Creating a financial plan is essential to achieving your financial goals and securing a stable future. Financial planning is not just for the wealthy or those nearing retirement; it’s for anyone who wants to take control of their money and make it work for them. Whether you’re just starting your career or well-established, having a roadmap for your finances can make a significant difference in your long-term financial success. So, where do you begin? Here’s a step-by-step guide to help you create a comprehensive financial plan.
The first step is to assess your current financial situation. Start by calculating your net worth, which is the total value of your assets minus your liabilities. This gives you a snapshot of your financial position and helps identify areas that need attention. List your income sources, including your salary, investments, or any other revenue streams. Then, outline your expenses, such as housing costs, transportation, groceries, entertainment, and any debts you owe. Understanding your cash flow is crucial to making informed financial decisions.
Once you have a clear understanding of your financial status, it’s time to define your short and long-term goals. Short-term goals might include building an emergency fund, paying off credit card debt, or saving for a vacation. Long-term goals could be buying a house, investing in a business, or planning for retirement. Prioritize your goals based on their importance and urgency, and assign a realistic timeline to each one. For instance, you might want to aim to pay off your high-interest credit card debt within the next six months.

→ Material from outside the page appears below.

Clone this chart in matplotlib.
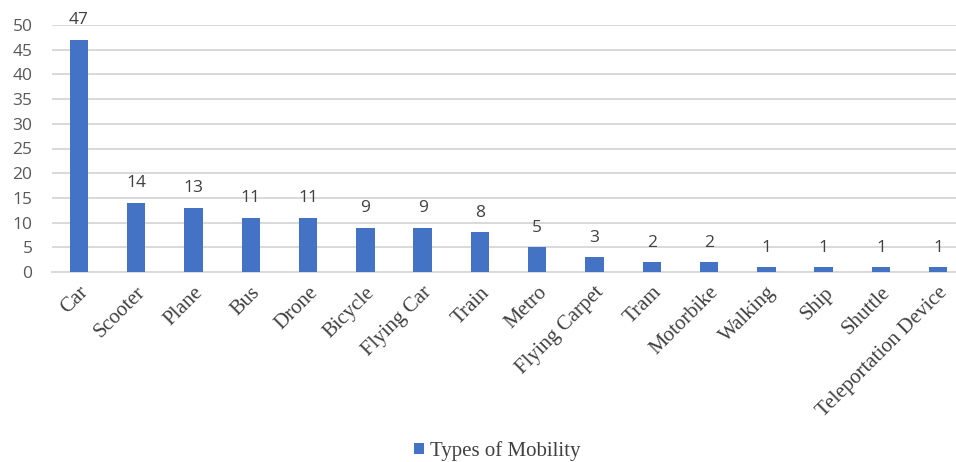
import matplotlib.pyplot as plt
import numpy as np

modes = ["Car", "Scooter", "Plane", "Bus", "Drone", "Bicycle", "Flying Car",
         "Train", "Metro", "Flying Carpet", "Tram", "Motorbike", "Walking",
         "Ship", "Shuttle", "Teleportation Device"]
counts = [47, 14, 13, 11, 11, 9, 9, 8, 5, 3, 2, 2, 1, 1, 1, 1]
yticks = [0, 5, 10, 15, 20, 25, 30, 35, 40, 45, 50]

bar_color = "#4472C4"
text_gray = "#404040"

fig = plt.figure(figsize=(9.56, 4.62), dpi=100)
ax = fig.add_axes([52 / 956, 1 - 272 / 462, 1 - 52 / 956, (272 - 25) / 462])

x = np.arange(len(modes))
bars = ax.bar(x, counts, width=0.32, color=bar_color, zorder=3,
              label="Types of Mobility")

for xi, v in zip(x, counts):
    ax.text(xi, v + 2.3, str(v), ha="center", va="bottom", fontsize=12.5,
            color=text_gray, family="Open Sans", clip_on=False)

ax.set_xlim(-0.47, 15.31)
ax.set_ylim(0, 50)
ax.set_yticks(yticks)
ax.set_yticklabels([str(t) for t in yticks], fontsize=12.5, color="#595959",
                   family="Open Sans")
ax.yaxis.grid(True, color="#d9d9d9", linewidth=1.4, zorder=0)
ax.set_axisbelow(True)
ax.tick_params(axis="both", length=0)
ax.tick_params(axis="y", pad=14)

ax.set_xticks(x)
ax.set_xticklabels(modes, rotation=45, ha="right", rotation_mode="anchor",
                   fontsize=15, color=text_gray, family="Liberation Serif")
ax.tick_params(axis="x", pad=8)

for s in ["top", "right", "left"]:
    ax.spines[s].set_visible(False)
ax.spines["bottom"].set_color("#d9d9d9")
ax.spines["bottom"].set_linewidth(1.4)

fig.legend(handles=[bars], loc="center", bbox_to_anchor=(0.52, 1 - 451 / 462),
           frameon=False, prop={"family": "Liberation Serif", "size": 15},
           handlelength=0.5, handleheight=0.5, handletextpad=0.3,
           labelcolor=text_gray)

fig.savefig("out.png", dpi=100)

“A financial plan should be tailored to your individual needs and aspirations. Be specific about what you want to achieve and by when. For example, ‘I want to save $20,000 for a down payment on a house in the next three years’.”
Next, develop strategies to achieve your financial objectives. If debt repayment is a priority, consider the debt snowball or avalanche method. For saving and investing, decide whether you’ll use a high-yield savings account, CDs, or the stock market. Explore different investment options like mutual funds, ETFs, or real estate, and consider consulting a financial advisor to determine the best approach for your risk tolerance and goals.
Regularly reviewing and adjusting your financial plan is crucial. Life circumstances change, and so might your goals and financial situation. Perhaps you get a salary increase or an unexpected expense arises; your plan should accommodate these shifts. Review your budget and goals annually or after any significant life event, and make adjustments accordingly.
Finally, stay motivated by keeping your financial plan visible. Create a physical or digital vision board that reminds you of your goals. Celebrate your achievements along the way, whether it’s paying off a significant portion of debt or reaching a savings milestone. Remember, financial planning is a lifelong process, and consistency is key.